Something that I’ve noticed since working as an agency midwife is that most pregnant women aren’t informed about the benefits of antenatal expressing!

The commencement of antenatal expressing at 37 weeks was a routine part of the care I provided to all of my birth centre clients when I worked as a caseload midwife. 

Right around the 36 week mark I would provide my clients with an expressing kit with a small measuring cup, syringes, caps and labels. We’d talk about when to express, how to store their colostrum and I’d show them just how to do it!

Most of my clients were thrilled to tell me all about their progress, how much they’d managed to collect and even that it helped get the partner involved in the pregnancy (because using a syringe can be a two person job sometimes).
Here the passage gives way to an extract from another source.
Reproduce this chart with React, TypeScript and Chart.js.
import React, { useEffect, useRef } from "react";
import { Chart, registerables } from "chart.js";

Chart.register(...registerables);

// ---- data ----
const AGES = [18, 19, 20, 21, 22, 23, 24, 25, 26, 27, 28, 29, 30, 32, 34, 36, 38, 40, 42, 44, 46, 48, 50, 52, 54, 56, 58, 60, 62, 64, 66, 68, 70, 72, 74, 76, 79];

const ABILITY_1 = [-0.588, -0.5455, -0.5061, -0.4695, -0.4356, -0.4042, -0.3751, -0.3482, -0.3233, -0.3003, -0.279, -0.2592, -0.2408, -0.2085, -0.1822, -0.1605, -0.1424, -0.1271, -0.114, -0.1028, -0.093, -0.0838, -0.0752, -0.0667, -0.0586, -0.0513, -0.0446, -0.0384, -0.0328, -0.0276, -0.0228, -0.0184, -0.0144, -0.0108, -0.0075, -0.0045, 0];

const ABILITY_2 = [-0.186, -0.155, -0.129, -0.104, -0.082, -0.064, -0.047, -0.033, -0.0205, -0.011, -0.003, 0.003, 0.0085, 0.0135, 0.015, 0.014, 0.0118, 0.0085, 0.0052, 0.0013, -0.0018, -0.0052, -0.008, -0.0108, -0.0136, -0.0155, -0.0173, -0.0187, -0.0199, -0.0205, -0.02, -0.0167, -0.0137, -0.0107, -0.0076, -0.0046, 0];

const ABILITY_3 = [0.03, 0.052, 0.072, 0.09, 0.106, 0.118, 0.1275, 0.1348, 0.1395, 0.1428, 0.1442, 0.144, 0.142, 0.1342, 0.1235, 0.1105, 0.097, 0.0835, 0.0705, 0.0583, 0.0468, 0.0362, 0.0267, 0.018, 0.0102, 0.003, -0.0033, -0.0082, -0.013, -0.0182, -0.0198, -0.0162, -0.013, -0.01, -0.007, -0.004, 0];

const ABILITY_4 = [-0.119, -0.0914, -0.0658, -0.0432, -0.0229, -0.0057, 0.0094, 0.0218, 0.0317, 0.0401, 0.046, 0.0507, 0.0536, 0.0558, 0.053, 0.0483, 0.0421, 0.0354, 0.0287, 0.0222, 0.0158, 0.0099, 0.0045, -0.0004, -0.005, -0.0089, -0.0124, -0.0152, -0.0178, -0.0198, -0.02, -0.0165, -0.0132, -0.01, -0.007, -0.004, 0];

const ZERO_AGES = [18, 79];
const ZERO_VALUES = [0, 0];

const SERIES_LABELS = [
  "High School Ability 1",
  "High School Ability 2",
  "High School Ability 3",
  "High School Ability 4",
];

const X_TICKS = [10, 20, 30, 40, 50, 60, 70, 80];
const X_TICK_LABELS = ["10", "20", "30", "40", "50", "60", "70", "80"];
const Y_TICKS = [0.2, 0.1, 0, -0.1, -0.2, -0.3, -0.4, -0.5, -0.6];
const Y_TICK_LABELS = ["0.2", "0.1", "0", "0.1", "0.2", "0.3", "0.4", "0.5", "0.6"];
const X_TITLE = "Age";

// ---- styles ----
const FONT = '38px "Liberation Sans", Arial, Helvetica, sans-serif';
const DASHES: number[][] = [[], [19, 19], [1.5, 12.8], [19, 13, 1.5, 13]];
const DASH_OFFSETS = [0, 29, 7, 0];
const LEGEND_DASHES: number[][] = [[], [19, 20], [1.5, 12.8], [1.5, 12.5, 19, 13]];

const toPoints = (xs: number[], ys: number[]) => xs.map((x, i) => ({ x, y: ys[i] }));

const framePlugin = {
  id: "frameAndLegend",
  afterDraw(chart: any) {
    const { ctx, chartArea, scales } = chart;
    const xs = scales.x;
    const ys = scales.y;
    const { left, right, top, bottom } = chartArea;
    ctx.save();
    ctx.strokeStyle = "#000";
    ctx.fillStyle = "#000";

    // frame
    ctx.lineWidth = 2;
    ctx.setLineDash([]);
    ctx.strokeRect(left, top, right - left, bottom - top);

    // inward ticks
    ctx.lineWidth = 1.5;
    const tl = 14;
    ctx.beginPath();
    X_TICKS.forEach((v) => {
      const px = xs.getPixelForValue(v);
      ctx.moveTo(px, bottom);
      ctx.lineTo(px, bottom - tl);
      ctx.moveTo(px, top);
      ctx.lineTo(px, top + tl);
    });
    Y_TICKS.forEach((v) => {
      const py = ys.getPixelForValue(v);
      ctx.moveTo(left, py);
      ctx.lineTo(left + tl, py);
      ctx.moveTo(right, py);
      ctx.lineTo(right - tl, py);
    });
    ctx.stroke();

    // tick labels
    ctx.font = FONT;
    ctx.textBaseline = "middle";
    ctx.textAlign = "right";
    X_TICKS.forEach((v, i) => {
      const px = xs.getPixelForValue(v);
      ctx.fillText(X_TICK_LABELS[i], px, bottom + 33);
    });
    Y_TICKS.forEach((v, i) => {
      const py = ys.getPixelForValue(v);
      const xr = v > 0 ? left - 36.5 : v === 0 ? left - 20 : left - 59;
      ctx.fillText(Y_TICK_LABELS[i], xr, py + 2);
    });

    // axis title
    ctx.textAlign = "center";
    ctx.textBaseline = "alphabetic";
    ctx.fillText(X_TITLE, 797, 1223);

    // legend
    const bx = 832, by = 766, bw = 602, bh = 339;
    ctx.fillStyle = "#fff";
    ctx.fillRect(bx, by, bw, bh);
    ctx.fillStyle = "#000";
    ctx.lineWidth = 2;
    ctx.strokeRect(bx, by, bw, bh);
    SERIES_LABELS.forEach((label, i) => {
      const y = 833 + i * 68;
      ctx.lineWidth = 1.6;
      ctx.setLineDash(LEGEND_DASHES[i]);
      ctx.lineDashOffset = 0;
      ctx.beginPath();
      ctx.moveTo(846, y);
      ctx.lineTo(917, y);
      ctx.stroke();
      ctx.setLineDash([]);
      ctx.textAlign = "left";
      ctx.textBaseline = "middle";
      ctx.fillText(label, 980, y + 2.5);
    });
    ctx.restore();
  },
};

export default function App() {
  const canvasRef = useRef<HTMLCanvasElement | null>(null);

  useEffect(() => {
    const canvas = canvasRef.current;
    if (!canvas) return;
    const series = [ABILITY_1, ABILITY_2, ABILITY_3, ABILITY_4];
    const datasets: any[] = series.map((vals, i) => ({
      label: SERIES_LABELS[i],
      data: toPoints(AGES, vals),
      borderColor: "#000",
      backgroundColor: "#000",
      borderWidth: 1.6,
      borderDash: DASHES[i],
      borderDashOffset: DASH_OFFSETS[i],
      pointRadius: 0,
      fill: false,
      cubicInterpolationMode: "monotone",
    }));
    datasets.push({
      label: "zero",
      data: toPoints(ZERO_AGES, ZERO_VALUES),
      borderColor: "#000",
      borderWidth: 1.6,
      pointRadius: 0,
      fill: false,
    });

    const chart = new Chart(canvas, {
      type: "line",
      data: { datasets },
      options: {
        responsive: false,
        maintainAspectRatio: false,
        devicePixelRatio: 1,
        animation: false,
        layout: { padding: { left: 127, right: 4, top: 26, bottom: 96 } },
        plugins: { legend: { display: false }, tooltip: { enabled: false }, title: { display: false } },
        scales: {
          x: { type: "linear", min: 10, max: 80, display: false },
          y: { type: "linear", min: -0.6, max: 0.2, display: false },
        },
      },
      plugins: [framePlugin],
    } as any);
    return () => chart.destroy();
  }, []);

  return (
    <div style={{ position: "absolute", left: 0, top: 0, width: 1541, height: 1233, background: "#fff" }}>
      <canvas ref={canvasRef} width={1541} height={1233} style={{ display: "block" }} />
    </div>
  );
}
But you might be wondering what is antenatal expressing and why would I recommend expressing colostrum during your pregnancy?
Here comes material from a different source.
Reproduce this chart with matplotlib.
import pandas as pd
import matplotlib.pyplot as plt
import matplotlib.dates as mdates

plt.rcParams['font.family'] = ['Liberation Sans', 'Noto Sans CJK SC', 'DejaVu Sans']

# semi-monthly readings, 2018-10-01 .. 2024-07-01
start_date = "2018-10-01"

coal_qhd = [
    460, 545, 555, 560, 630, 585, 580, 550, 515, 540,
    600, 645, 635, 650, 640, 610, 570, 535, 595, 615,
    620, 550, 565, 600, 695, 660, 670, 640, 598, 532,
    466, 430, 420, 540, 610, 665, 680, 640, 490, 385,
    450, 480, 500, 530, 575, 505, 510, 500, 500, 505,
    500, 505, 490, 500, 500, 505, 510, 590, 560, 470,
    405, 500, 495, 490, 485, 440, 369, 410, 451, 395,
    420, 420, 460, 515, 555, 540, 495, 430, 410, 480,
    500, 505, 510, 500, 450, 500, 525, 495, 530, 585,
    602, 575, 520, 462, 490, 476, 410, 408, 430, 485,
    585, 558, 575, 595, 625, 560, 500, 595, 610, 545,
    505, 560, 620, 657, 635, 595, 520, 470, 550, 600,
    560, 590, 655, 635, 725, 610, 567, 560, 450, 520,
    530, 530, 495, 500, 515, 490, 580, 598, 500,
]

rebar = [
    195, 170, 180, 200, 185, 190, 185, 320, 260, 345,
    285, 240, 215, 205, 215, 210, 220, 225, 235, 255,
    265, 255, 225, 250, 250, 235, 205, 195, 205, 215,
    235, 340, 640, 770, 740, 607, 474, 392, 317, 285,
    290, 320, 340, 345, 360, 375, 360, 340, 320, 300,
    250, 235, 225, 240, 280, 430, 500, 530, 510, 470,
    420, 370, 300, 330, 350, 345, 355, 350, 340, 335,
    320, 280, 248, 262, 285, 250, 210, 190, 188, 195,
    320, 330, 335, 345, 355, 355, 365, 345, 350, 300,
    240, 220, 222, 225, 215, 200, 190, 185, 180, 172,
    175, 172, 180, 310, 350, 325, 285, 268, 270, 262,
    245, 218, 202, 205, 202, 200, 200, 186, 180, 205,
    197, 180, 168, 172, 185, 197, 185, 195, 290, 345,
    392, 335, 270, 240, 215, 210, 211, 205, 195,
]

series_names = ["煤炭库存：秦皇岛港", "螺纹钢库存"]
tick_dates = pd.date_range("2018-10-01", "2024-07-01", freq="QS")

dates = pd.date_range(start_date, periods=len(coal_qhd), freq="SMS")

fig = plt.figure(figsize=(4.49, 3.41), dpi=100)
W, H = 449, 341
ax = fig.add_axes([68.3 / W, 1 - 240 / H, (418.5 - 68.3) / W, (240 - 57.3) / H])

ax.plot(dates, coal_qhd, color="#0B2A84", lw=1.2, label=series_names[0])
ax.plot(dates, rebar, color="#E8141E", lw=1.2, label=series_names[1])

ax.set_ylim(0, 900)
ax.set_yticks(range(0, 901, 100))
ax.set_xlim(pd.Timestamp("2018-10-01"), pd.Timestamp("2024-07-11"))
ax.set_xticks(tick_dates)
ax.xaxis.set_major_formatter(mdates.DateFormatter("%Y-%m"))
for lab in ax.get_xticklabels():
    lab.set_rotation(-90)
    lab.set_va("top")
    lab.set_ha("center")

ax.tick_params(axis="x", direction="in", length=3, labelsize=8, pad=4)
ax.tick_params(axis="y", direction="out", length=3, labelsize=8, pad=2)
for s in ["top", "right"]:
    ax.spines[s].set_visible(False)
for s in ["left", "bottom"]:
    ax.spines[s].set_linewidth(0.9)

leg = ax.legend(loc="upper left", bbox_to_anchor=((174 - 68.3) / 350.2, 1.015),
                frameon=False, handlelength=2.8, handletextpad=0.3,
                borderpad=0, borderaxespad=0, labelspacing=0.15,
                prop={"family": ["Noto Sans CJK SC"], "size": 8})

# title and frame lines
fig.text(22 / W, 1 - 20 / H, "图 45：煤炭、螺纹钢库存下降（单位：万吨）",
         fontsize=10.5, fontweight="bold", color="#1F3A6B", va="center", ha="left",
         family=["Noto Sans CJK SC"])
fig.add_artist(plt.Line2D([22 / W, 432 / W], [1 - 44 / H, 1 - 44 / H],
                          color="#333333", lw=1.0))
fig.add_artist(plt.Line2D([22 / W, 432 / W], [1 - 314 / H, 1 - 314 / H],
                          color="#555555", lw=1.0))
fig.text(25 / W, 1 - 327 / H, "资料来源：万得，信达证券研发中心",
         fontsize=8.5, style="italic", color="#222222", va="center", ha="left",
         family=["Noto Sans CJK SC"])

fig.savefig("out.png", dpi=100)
Antenatal expressing involves the hand expression and collection of colostrum during the late stages of pregnancy. This expressed colostrum is then stored in syringes and frozen until your baby is born.
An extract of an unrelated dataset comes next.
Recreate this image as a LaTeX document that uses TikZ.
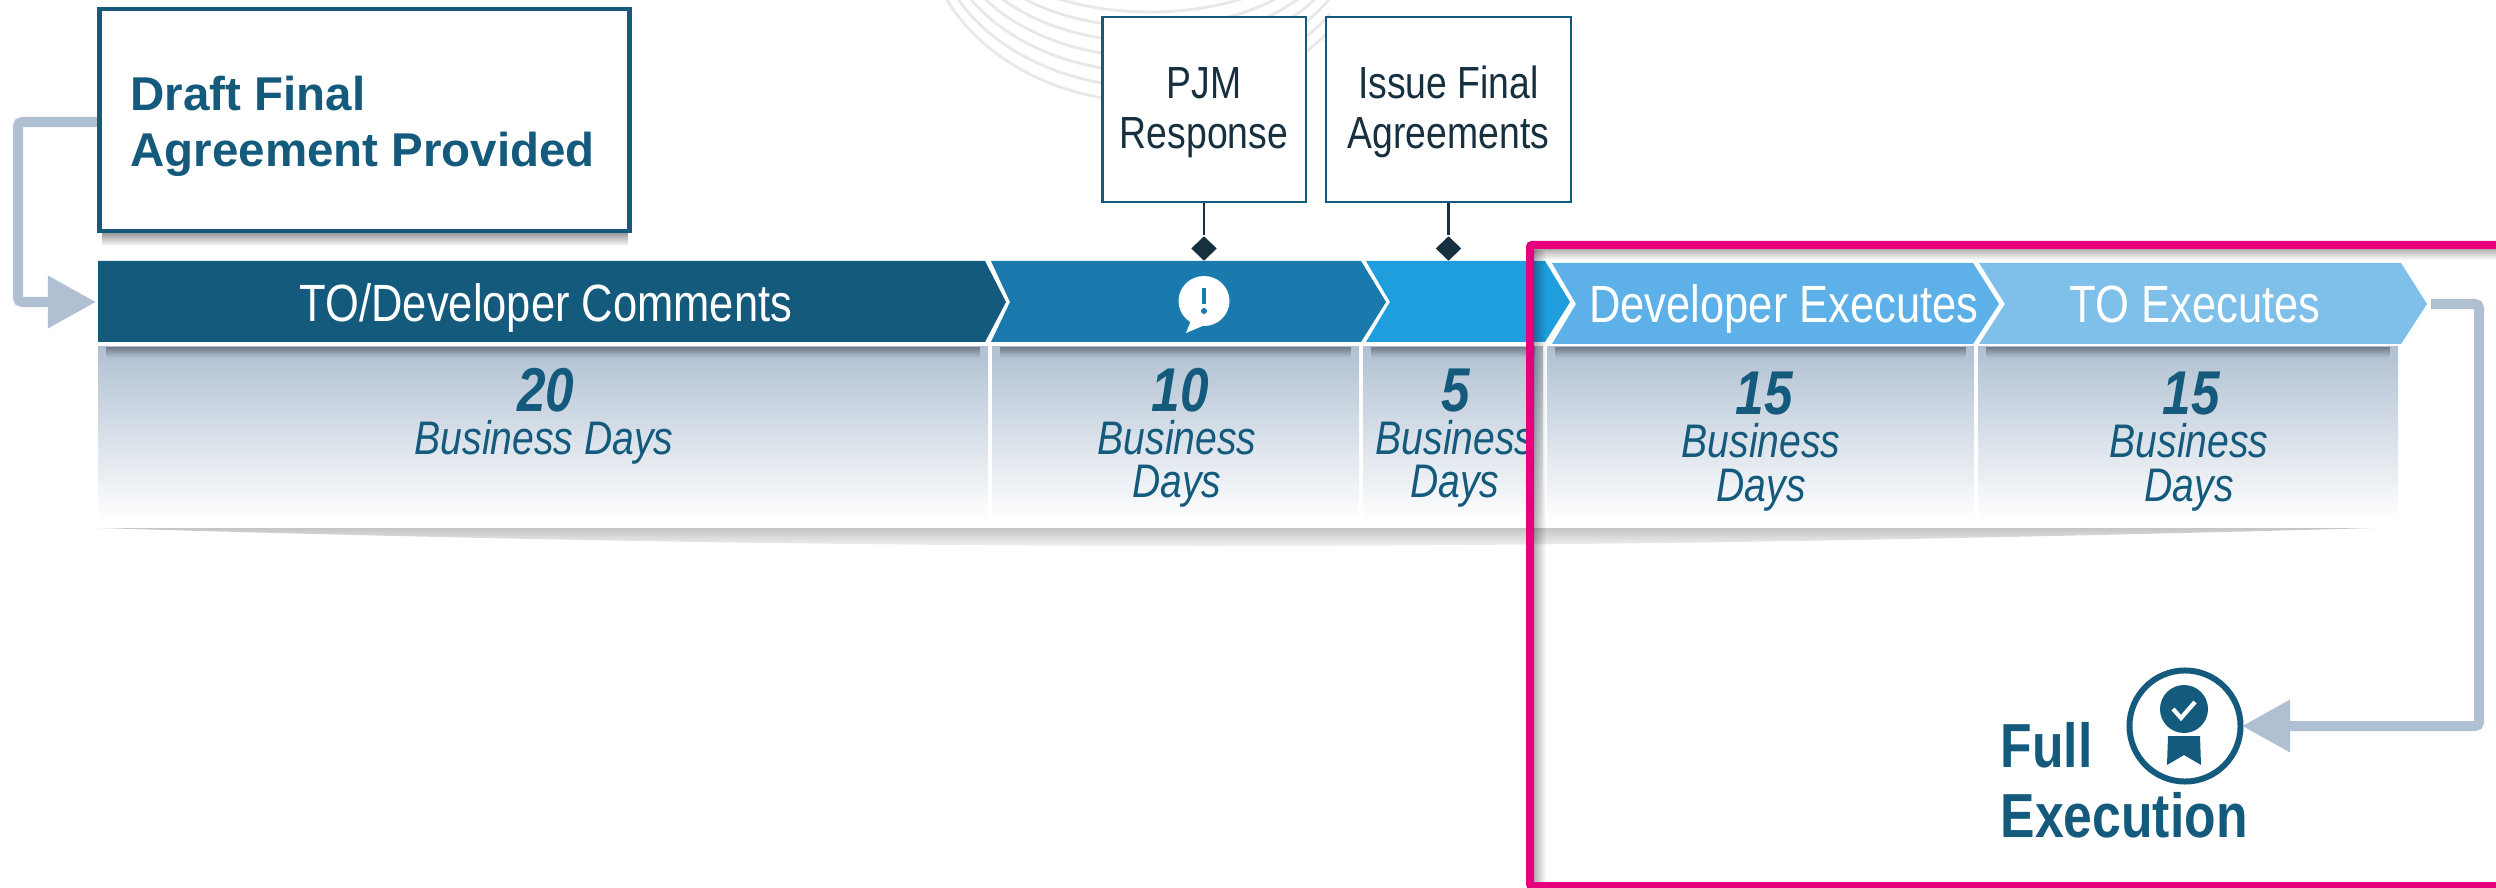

 Your body is so clever that it has been preparing for the arrival of your baby by making this antibody rich liquid since about the 16th week of your pregnancy? Cool hey!

Colostrum is vital – especially premature babies. It’s the first milk your breasts produce and plays a huge role in helping your baby to build a healthy and strong immune system.

It’s highly concentrated, full of protein, low in fat and super nutrient dense making it easy to digest for your baby’s little tummy. It also has a laxative effect – helping your baby to poo frequently which can help prevent neonatal jaundice!

Can you see why it’s called ‘liquid gold’?

Knowing how to hand express and collect your colostrum is a fantastic skill to have before your baby arrives. It helps you to understand your own unique breast anatomy, boosts your confidence in your natural abilities and allows you to take charge of your own care instead of needing to rely on your care providers.

Having a stash of colostrum already stored at birth can significantly reduce the likelihood of formula introduction in the early postpartum – if baby requires supplementation or can’t be with you to breastfeed.

Knowing how to hand express also comes in handy if your baby is sleepy after birth (which is common), requires blood sugar monitoring (maybe if you have gestational diabetes or if baby is of low birth weight), is having difficulty attaching to the breast (maybe due to prematurity or inverted nipples) or in the case of sore or damaged nipples. 

For all these reasons and more, colostrum is essential for the health and wellbeing of your baby, and is the first step on your journey of breastfeeding.